The three separate cases are still under investigation, but the association between them and the technology has led to misconceptions about the way these weapons affect the body, law enforcement and TASER International say.

TASERs, which represent the lion's share of all electronic-control devices used by law enforcement, work by shooting two metal probes that release electricity into the body, causing neuromuscular incapacitation. Generally, the victim feels as though "he is in a full-body charley horse," but does not lose consciousness, says Steven Ashley, a former deputy sheriff in Livingston County, Mich., who retired from the force in 1989 and is now a law enforcement consultant. "They short-circuit the electrical signals in the body."

The deaths in Canada, however, have some local politicians calling for a review of how the weapons are used, and some health care officials say these weapons are not nearly as benign as portrayed. A report released earlier this year by the Heart Rhythm Society, a Washington, D.C., organization of cardiac arrhythmia doctors and patients, found that electronic-control devices like the TASER may trigger "significant arrhythmias" in patients with pacemakers.

But Ashley, a senior master instructor for Scottsdale, Ariz.–based TASER International and an instructor for its competitor, Stinger Systems, Inc., in Tampa, Fla., disagrees that TASER weapons damage the heart or other internal organs. "The energy they emit follows the grain of the muscles and impacts sensory motion and the motor control," he says. "It doesn't go off searching for internal organs." The most common lingering effect after the muscle contractions, he says, is muscle fatigue lasting a few hours. But, he admits, "you don't know exactly how each individual will react." Other variables determining victims' injuries are how hard they fall and where they land.

TASERs contain two probes, each with a half-inch metal tip roughly the size of a fishhook that is designed to latch onto a target's body and / or clothes. The probes are packed into cartridges and are propelled at their target using compressed nitrogen. The probes travel at 180 feet (55 meters) per second when fired, spread one foot (30 centimeters) apart for every seven feet (2.1 meters) they travel and must land at least four inches (10 centimeters) from one another on the intended target to complete the circuit and channel an electric pulse into his or her body. If the probes are less than four inches apart, the TASER will deliver a shock, but not incapacitate the person.

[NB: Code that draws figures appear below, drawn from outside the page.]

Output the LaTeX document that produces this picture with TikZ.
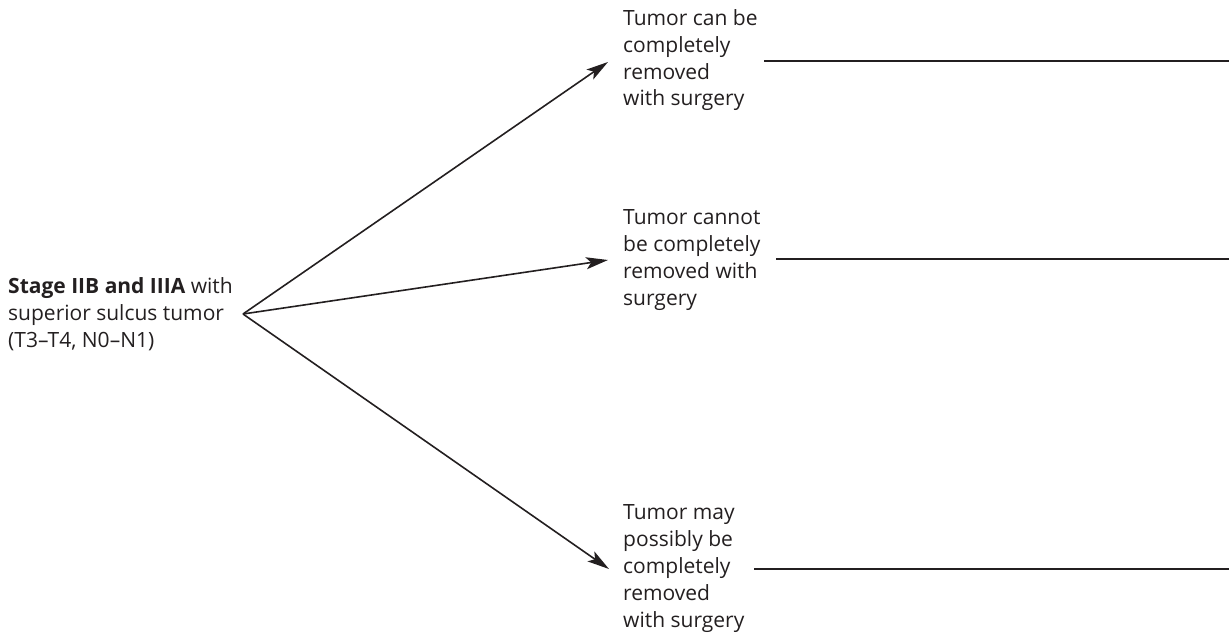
\documentclass[tikz,border=0pt]{standalone}
\usepackage{fontspec}
\setmainfont{Open Sans}
\usetikzlibrary{arrows.meta}
\definecolor{ink}{HTML}{231F20}
\begin{document}
\begin{tikzpicture}[x=1pt,y=-1pt,
  lbl/.style={anchor=base west,inner sep=0pt,align=left,text=ink,
    font=\fontsize{21}{26.8}\selectfont},
  arr/.style={draw=ink,line width=1.6pt,-{Stealth[length=22pt,width=12pt,inset=5pt]}},
  rule/.style={draw=ink,line width=2pt}]
\useasboundingbox (0,0) rectangle (1229,634);
\node[lbl] (src) at (8,347) {\textbf{Stage IIB and IIIA} with\\superior sulcus tumor\\(T3–T4, N0–N1)};
\coordinate (apex) at (243,314);
\node[lbl] (t1) at (623,106) {Tumor can be\\completely\\removed\\with surgery};
\node[lbl] (t2) at (623,305) {Tumor cannot\\be completely\\removed with\\surgery};
\node[lbl] (t3) at (623,627) {Tumor may\\possibly be\\completely\\removed\\with surgery};
\coordinate (a1) at (608,62);
\coordinate (a2) at (608,260);
\coordinate (a3) at (609,569);
\draw[arr] (apex) -- (a1);
\draw[arr] (apex) -- (a2);
\draw[arr] (apex) -- (a3);
\coordinate (l1s) at (764,61);  \coordinate (l1e) at (1229,61);
\coordinate (l2s) at (776,259); \coordinate (l2e) at (1229,259);
\coordinate (l3s) at (754,569); \coordinate (l3e) at (1229,569);
\draw[rule] (l1s) -- (l1e);
\draw[rule] (l2s) -- (l2e);
\draw[rule] (l3s) -- (l3e);
\end{tikzpicture}
\end{document}
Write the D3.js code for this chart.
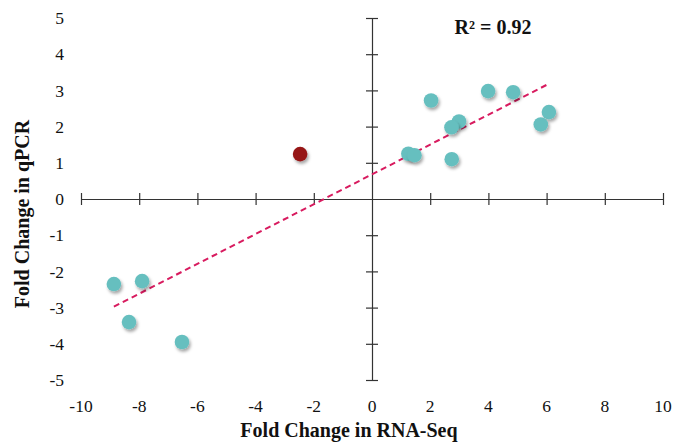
<!DOCTYPE html>
<html>
<head>
<meta charset="utf-8">
<script src="https://cdn.jsdelivr.net/npm/d3@7"></script>
<style>
  html, body { margin: 0; padding: 0; background: #fff; }
  svg { display: block; }
</style>
</head>
<body>
<svg id="chart" width="674" height="443"></svg>
<script>
// Fold change pairs (RNA-Seq vs qPCR)
const rnaSeq = [-8.87, -7.9, -8.35, -6.53, 2.03, 3.99, 4.85, 6.08, 5.8, 2.99, 2.73, 1.25, 1.46, 2.74];
const qpcr   = [-2.35, -2.27, -3.4, -3.95, 2.72, 2.98, 2.95, 2.4, 2.06, 2.14, 1.98, 1.25, 1.21, 1.1];
// Outlier gene drawn in red
const outlierX = [-2.47];
const outlierY = [1.24];
// Linear fit
const fitSlope = 0.412;
const fitIntercept = 0.68;
const fitRange = [-8.87, 6.08];
const rSquared = "0.92";
const xTicks = [-10, -8, -6, -4, -2, 0, 2, 4, 6, 8, 10];
const yTicks = [-5, -4, -3, -2, -1, 0, 1, 2, 3, 4, 5];

const svg = d3.select("#chart");
const x = d3.scaleLinear().domain([-10, 10]).range([81, 663]);
const y = d3.scaleLinear().domain([-5, 5]).range([380, 18]);

const defs = svg.append("defs");
const f = defs.append("filter").attr("id", "shadow")
  .attr("x", "-50%").attr("y", "-50%").attr("width", "200%").attr("height", "200%");
f.append("feDropShadow").attr("dx", 1.5).attr("dy", 2.5).attr("stdDeviation", 1.6)
  .attr("flood-color", "#000").attr("flood-opacity", 0.35);

const serif = "'Liberation Serif', 'Times New Roman', serif";
const axisColor = "#333";

// X axis through y = 0
const xAxis = svg.append("g").attr("transform", `translate(0,${y(0)})`)
  .call(d3.axisBottom(x).tickValues(xTicks).tickSizeInner(0).tickSizeOuter(0).tickFormat(""));
xAxis.select(".domain").attr("stroke", axisColor).attr("stroke-width", 1.2);
xAxis.selectAll(".tick line").remove();
xAxis.selectAll(".tick").filter(d => d !== 0).append("line")
  .attr("y1", -6).attr("y2", 6).attr("stroke", axisColor).attr("stroke-width", 1.2);

// Y axis through x = 0
const yAxis = svg.append("g").attr("transform", `translate(${x(0)},0)`)
  .call(d3.axisLeft(y).tickValues(yTicks).tickSizeInner(0).tickSizeOuter(0).tickFormat(""));
yAxis.select(".domain").attr("stroke", axisColor).attr("stroke-width", 1.2);
yAxis.selectAll(".tick line").remove();
yAxis.selectAll(".tick").filter(d => d !== 0).append("line")
  .attr("x1", -6).attr("x2", 6).attr("stroke", axisColor).attr("stroke-width", 1.2);

// Tick labels along the chart's left and bottom edges
svg.append("g").selectAll("text").data(yTicks).join("text")
  .attr("x", 64).attr("y", d => y(d)).attr("dy", "0.35em")
  .attr("text-anchor", "end")
  .style("font-family", serif).style("font-size", "17.5px").attr("fill", "#111")
  .text(d => d);
svg.append("g").selectAll("text").data(xTicks).join("text")
  .attr("x", d => x(d)).attr("y", 412)
  .attr("text-anchor", "middle")
  .style("font-family", serif).style("font-size", "17.5px").attr("fill", "#111")
  .text(d => d);

// Axis titles
svg.append("text").attr("x", 349).attr("y", 437).attr("text-anchor", "middle")
  .style("font-family", serif).style("font-size", "20px").style("font-weight", "bold").attr("fill", "#111")
  .text("Fold Change in RNA-Seq");
svg.append("text").attr("transform", "translate(29,214) rotate(-90)").attr("text-anchor", "middle")
  .style("font-family", serif).style("font-size", "20px").style("font-weight", "bold").attr("fill", "#111")
  .text("Fold Change in qPCR");

// Trend line
svg.append("line")
  .attr("x1", x(fitRange[0])).attr("y1", y(fitSlope * fitRange[0] + fitIntercept))
  .attr("x2", x(fitRange[1])).attr("y2", y(fitSlope * fitRange[1] + fitIntercept))
  .attr("stroke", "#d81b5f").attr("stroke-width", 2).attr("stroke-dasharray", "6,4");

// Points
const pts = rnaSeq.map((v, i) => ({ x: v, y: qpcr[i] }));
svg.append("g").selectAll("circle").data(pts).join("circle")
  .attr("cx", d => x(d.x)).attr("cy", d => y(d.y)).attr("r", 7.3)
  .attr("fill", "#66bfbf").attr("filter", "url(#shadow)");
const outl = outlierX.map((v, i) => ({ x: v, y: outlierY[i] }));
svg.append("g").selectAll("circle").data(outl).join("circle")
  .attr("cx", d => x(d.x)).attr("cy", d => y(d.y)).attr("r", 7.3)
  .attr("fill", "#961414").attr("filter", "url(#shadow)");

// R² annotation
svg.append("text").attr("x", 493).attr("y", 34).attr("text-anchor", "middle")
  .style("font-family", serif).style("font-size", "20px").style("font-weight", "bold").attr("fill", "#111")
  .text(`R² = ${rSquared}`);
</script>
</body>
</html>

A TASER uses up to 50,000 volts of arcing voltage to deliver a charge via the tips of its probes. Ashley, however, says TASERs are typically programmed to fire for five seconds, not enough time for a full discharge—the cycle can be stopped in less than five seconds if the weapon's safety lever is moved into the "safe" position. The high voltage is available so that a TASER's charge can reach across a gap of about two inches (or five centimeters) of air or clothing to connect with the victim's body; the probes do not have to actually penetrate skin to work. When fired, the TASER X26 weapon, a model commonly used by law enforcement, operates at 19 pulses per second at a pulse duration of 100 microseconds to deliver an average current of 2.1 milliamps. (Editor's note: in an earlier version of this story, it was mistakenly reported that a TASER has a peak current of 3 amps.) Put in perspective, a University of Illinois at Urbana-Champaign study indicates that at 20 milliamps, breathing becomes labored. At 100 milliamps, ventricular fibrillation of the heart—an uncoordinated twitching of the walls of the heart's ventricle—occurs.